Les contrats et les dispositifs d’externalisation

L’arrêté publié le 6 mars 2021 apporte des précisions concernant les contrats et les dispositifs d’externalisation.

En cas de signature d’un contrat d’externalisation portant sur des prestations de services ou d’autres tâches opérationnelles essentielles ou importantes ou lorsqu’une activité externalisée est devenue une prestation de service ou une tâche opérationnelle essentielle ou importante, les établissements assujettis doivent informer l’Autorité de contrôle prudentiel et de résolution en lui adressant, une fois par an, une extraction du registre des dispositifs d’externalisation.

Les établissements vont devoir créer un registre des dispositifs d’externalisation. Ce registre devra distinguer les dispositifs d’externalisation portant sur des prestations de services ou des tâches opérationnelles essentielles ou importantes et les dispositifs d’externalisation d’autres activités.

La gestion du risque informatique 

L’arrêté publié le 6 mars 2021 a inséré un nouveau titre dédié à la gestion du risque informatique dans l’arrêté du 3 novembre relatif au contrôle interne des entreprises du secteur de la banque, des services de paiement et des services d'investissement soumises au contrôle de l'Autorité de contrôle prudentiel et de résolution. L’insertion de ce nouveau titre vient consacrer l’importance de la gestion du risque informatique dans le dispositif de contrôle interne des établissements assujettis.

Pour rappel, cet arrêté définit le risque informatique se définit comme « le risque de perte résultant d’une inadéquation ou d’une défaillance affectant l’organisation, le fonctionnement, le changement ou la sécurité du système d’information. Le risque informatique est un risque opérationnel ».

Les établissements assujettis doivent établir une stratégie en matière informatique afin de répondre aux objectifs de leur stratégie d’affaires. Les dirigeants effectifs et l’organe de surveillance doivent s’assurer que les ressources allouées sont suffisantes pour que les missions relatives à la gestion des opérations informatiques, à la sécurité du système d’information ainsi qu’à la continuité d’activités puissent être assurées.

La gestion des risques informatiques au sein des établissements doit être organisée de façon à :

  • identifier le risque informatique auquel elles sont exposées pour l’ensemble de leurs actifs informatiques et de leurs données utilisées pour leurs différentes activités opérationnelles, de support ou de contrôle ;
  • évaluer ce risque, au regard de leur appétit pour le risque, en tenant compte des menaces et des vulnérabilités connues ;
  • adopter des mesures adéquates de réduction du risque informatique, y compris des contrôles ;
  • surveiller l’efficacité de ces mesures et informer les dirigeants effectifs et l’organe de surveillance de leur bonne exécution.

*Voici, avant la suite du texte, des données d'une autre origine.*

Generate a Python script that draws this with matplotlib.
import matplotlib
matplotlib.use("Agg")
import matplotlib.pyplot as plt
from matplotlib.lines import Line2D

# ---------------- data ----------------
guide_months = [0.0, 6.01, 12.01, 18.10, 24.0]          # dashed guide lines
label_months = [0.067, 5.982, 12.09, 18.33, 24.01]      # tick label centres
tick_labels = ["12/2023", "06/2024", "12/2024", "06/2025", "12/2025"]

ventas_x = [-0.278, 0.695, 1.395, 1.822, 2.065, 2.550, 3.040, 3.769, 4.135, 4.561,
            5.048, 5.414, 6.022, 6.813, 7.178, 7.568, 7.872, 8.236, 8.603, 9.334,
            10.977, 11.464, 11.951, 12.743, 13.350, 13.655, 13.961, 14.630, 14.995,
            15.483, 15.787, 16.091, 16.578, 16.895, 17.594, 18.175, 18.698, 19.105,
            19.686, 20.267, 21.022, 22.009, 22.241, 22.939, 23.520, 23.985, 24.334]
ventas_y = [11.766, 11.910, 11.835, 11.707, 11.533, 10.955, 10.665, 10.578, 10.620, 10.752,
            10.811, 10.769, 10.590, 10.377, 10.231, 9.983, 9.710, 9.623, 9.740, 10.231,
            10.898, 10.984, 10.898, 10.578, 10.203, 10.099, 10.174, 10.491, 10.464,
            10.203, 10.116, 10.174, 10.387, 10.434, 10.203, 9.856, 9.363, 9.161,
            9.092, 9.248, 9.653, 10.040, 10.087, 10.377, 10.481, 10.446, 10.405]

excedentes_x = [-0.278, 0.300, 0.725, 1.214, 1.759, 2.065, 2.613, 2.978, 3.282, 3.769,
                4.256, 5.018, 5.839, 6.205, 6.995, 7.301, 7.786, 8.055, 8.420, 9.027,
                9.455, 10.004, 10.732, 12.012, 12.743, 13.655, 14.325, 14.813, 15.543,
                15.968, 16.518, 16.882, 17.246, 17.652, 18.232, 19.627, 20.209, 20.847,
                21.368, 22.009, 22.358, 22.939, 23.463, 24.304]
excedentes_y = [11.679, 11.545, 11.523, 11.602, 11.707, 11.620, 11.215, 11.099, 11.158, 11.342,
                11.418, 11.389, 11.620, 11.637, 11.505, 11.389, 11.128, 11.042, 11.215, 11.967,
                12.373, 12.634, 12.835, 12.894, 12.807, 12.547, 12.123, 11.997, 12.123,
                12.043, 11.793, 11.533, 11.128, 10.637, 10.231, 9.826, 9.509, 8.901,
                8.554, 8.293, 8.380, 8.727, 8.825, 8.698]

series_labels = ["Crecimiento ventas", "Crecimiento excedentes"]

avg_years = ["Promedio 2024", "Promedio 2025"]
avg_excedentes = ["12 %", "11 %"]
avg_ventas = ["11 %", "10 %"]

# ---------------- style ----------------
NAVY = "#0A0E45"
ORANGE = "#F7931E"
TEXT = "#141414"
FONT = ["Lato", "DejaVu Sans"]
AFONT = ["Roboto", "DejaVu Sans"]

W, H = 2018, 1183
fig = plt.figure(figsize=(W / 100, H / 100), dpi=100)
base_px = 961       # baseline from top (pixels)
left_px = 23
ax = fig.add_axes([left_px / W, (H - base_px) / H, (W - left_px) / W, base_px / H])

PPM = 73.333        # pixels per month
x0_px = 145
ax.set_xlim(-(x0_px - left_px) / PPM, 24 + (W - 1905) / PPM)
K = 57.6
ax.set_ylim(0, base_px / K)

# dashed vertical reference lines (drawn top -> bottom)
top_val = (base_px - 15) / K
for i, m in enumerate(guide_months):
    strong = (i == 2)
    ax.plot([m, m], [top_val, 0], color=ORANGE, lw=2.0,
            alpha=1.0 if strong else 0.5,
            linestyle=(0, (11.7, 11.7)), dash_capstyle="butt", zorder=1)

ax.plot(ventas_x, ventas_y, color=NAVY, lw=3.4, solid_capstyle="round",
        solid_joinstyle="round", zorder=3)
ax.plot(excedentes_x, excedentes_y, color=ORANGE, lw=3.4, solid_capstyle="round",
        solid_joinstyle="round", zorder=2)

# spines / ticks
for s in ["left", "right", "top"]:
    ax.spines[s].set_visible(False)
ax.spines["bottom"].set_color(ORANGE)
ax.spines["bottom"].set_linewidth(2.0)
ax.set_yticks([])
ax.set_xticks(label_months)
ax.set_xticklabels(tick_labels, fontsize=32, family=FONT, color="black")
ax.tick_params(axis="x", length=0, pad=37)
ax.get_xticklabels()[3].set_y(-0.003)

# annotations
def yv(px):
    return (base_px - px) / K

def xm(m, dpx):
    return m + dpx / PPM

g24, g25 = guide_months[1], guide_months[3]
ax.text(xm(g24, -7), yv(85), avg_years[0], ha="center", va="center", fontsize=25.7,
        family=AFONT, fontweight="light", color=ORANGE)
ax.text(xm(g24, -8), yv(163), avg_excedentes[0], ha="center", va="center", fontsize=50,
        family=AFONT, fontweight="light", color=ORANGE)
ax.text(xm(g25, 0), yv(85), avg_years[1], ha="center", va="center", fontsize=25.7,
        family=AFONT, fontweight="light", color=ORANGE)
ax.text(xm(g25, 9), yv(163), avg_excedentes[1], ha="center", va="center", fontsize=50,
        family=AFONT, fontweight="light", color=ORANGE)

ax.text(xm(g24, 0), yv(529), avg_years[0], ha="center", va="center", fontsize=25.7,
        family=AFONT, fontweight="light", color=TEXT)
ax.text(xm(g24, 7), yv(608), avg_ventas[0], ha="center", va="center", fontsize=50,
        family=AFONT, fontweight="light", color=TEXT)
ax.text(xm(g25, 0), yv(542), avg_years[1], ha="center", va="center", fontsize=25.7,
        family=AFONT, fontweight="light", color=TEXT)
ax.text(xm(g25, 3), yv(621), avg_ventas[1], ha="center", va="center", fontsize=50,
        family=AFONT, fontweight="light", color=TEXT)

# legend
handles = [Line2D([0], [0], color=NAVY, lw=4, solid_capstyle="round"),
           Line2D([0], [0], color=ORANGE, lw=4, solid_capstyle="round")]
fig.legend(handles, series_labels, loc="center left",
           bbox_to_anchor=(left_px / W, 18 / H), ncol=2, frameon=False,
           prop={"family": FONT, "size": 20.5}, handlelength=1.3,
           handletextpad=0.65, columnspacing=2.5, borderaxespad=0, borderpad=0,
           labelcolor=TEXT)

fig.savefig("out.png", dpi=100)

Un contrôle interne des risques informatiques doit être mis en place au sein des établissements afin d’assurer une maîtrise de ces risques. Une politique de sécurité du système d’information doit être établie par écrit. Elle détermine les principes mis en œuvre pour protéger la confidentialité, l’intégrité et la disponibilité de leurs informations et des données de leurs clients, de leurs actifs et services informatiques. Cette politique est fondée sur une analyse des risques et approuvée par les dirigeants effectifs et l’organe de surveillance.

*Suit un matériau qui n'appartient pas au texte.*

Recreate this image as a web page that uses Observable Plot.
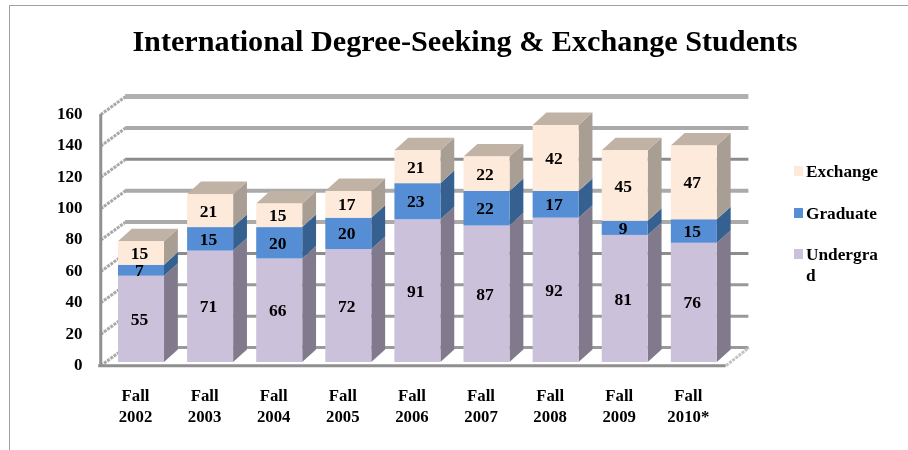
<!DOCTYPE html>
<html><head><meta charset="utf-8">
<script src="https://cdn.jsdelivr.net/npm/d3@7"></script>
<script src="https://cdn.jsdelivr.net/npm/@observablehq/plot@0.6"></script>
<style>
html,body{margin:0;padding:0;background:#fff}
#frame{position:relative;width:908px;height:450px;overflow:hidden;font-family:"Liberation Serif",serif;color:#000;filter:blur(0.35px)}
#border{position:absolute;left:9px;top:5px;width:950px;height:500px;border:1.5px solid #a0a0a0}
#title{position:absolute;left:9px;width:912px;top:21px;text-align:center;font-weight:bold;font-size:30.2px;line-height:40px;white-space:nowrap}
#chart{position:absolute;left:0;top:0}
#legend{position:absolute;left:794px;top:161px;width:100px;font-weight:bold;font-size:17.3px;line-height:21px}
.it{position:absolute;left:0;padding-left:12px;width:73px;word-break:break-all}
.sw{position:absolute;left:0;top:5px;width:9px;height:10px}
</style></head><body>
<div id="frame"><div id="border"></div><div id="chart"></div><div id="title">International Degree-Seeking &amp; Exchange Students</div><div id="legend"></div></div>
<script>
const terms = ["Fall\n2002","Fall\n2003","Fall\n2004","Fall\n2005","Fall\n2006","Fall\n2007","Fall\n2008","Fall\n2009","Fall\n2010*"];
const undergrad = [55,71,66,72,91,87,92,81,76];
const graduate  = [7,15,20,20,23,22,17,9,15];
const exchange  = [15,21,15,17,21,22,42,45,47];
const seriesNames = ["Undergrad","Graduate","Exchange"];
const seriesValues = [undergrad,graduate,exchange];
const frontFill = ["#ccc1da","#558ed5","#fdeada"];
const sideFill  = ["#807a8c","#35608f","#a89e93"];
const topFill = "#c0b2a5";
const yTicks = d3.range(0,161,20);
const gridStroke = ["#999999","#999999","#999999","#8c8c8c","#aaaaaa","#aaaaaa","#8c8c8c","#aaaaaa","#b0b0b0"];
const gridWidth  = [3,3,3,3,4,4,3,4,5];

const halfBar = 0.333, depthX = 0.2, depthY = 8;      // bar geometry in data units
const wallBack = 9.5, wallFront = -2;                 // y lift of back wall / front axis
const wallLeft = -0.59, wallBackLeft = -0.23, wallRight = 8.46, wallBackRight = 8.79;

const segs = [];
terms.forEach((t,i)=>{ let base=0;
  seriesValues.forEach((vals,s)=>{ segs.push({i,s,v:vals[i],y1:base,y2:base+vals[i]}); base+=vals[i]; });
});
const sidePts = segs.flatMap(d=>[0,1].map(k=>({z:d.i+"-"+d.s,s:d.s,x:d.i+halfBar+k*depthX,y1:d.y1+k*depthY,y2:d.y2+k*depthY})));
const tops = segs.filter(d=>d.s===2);
const topPts = tops.flatMap(d=>[0,1].map(k=>({z:d.i,y:d.y2+k*depthY,x1:d.i-halfBar+k*depthX,x2:d.i+halfBar+k*depthX})));
const wallLinks = yTicks.map(v=>({x1:wallLeft,y1:v+wallFront,x2:wallBackLeft,y2:v+wallBack}));

const chart = Plot.plot({
  width:908,height:450,marginLeft:82,marginRight:128,marginTop:111,marginBottom:88,
  style:{fontFamily:"Liberation Serif",background:"transparent",color:"#000"},
  x:{domain:[-0.854,9.247],label:null},
  y:{domain:[0,160],label:null},
  marks:[
    Plot.ruleY(yTicks,{y:d=>d+wallBack,x1:wallBackLeft,x2:wallBackRight,stroke:(d,i)=>gridStroke[i],strokeWidth:(d,i)=>gridWidth[i]}),
    Plot.link(wallLinks,{x1:"x1",y1:"y1",x2:"x2",y2:"y2",stroke:"#a9a9a9",strokeWidth:3,strokeDasharray:"3,1"}),
    Plot.link([{}],{x1:()=>wallRight,y1:()=>wallFront,x2:()=>wallBackRight,y2:()=>wallBack,stroke:"#c4c4c4",strokeWidth:3,strokeDasharray:"3,1"}),
    Plot.ruleX([wallLeft],{y1:wallFront,y2:160+wallFront,stroke:"#8f8f8f",strokeWidth:3}),
    Plot.ruleY([wallFront],{x1:wallLeft-0.03,x2:wallRight,stroke:"#8f8f8f",strokeWidth:3}),
    Plot.areaY(sidePts,{x:"x",y1:"y1",y2:"y2",z:"z",fill:d=>sideFill[d.s]}),
    Plot.areaX(topPts,{y:"y",x1:"x1",x2:"x2",z:"z",fill:topFill}),
    Plot.rect(segs,{x1:d=>d.i-halfBar,x2:d=>d.i+halfBar,y1:"y1",y2:"y2",fill:d=>frontFill[d.s]}),
    Plot.text(segs,{x:d=>d.i-0.03,y:d=>(d.y1+d.y2)/2,text:"v",fontSize:17.5,fontWeight:"bold",fill:"#000"}),
    Plot.axisY({ticks:yTicks,tickSize:0,tickPadding:0,dy:2,fontSize:17,fontWeight:"bold",label:null,fill:"#000"}),
    Plot.axisX({ticks:d3.range(terms.length),tickFormat:i=>terms[i],tickSize:0,tickPadding:24,dx:-6,fontSize:16.8,fontWeight:"bold",lineHeight:1.25,label:null,fill:"#000"})
  ]
});
document.getElementById("chart").append(chart);

const legend = document.getElementById("legend");
[2,1,0].forEach((s,k)=>{
  const it=document.createElement("div");it.className="it";it.style.top=(k*41.5)+"px";
  const sw=document.createElement("div");sw.className="sw";sw.style.background=frontFill[s];
  it.append(sw,document.createTextNode(seriesNames[s]));legend.append(it);
});
</script></body></html>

Les établissements assujettis doivent formaliser et mettre en œuvre des mesures de sécurité physique et logique adaptées à la sensibilité des locaux, des actifs et services informatiques, ainsi que des données. Ils doivent également mettre en œuvre un programme de sensibilisation et de formations régulières, soit au moins une fois par an, à la sécurité du système d’information au bénéfice de tous les personnels et des prestataires externes, et en particulier de leurs dirigeants effectifs.

L’arrêté publié le 6 mars 2021 vient renforcer le dispositif de contrôle interne de l’arrêté du 3 novembre 2014 en clarifiant ou en apportant des précisions sur certains dispositifs comme les niveaux de contrôle, la gestion de la continuité d’activité ainsi que les contrats et dispositifs d’externalisation. Certaines notions sont précisées comme l’établissement important et l’agrégation de données sur les risques. Pour terminer, cet arrêté consacre également la gestion du risque informatique comme partie intégrante du dispositif de contrôle interne.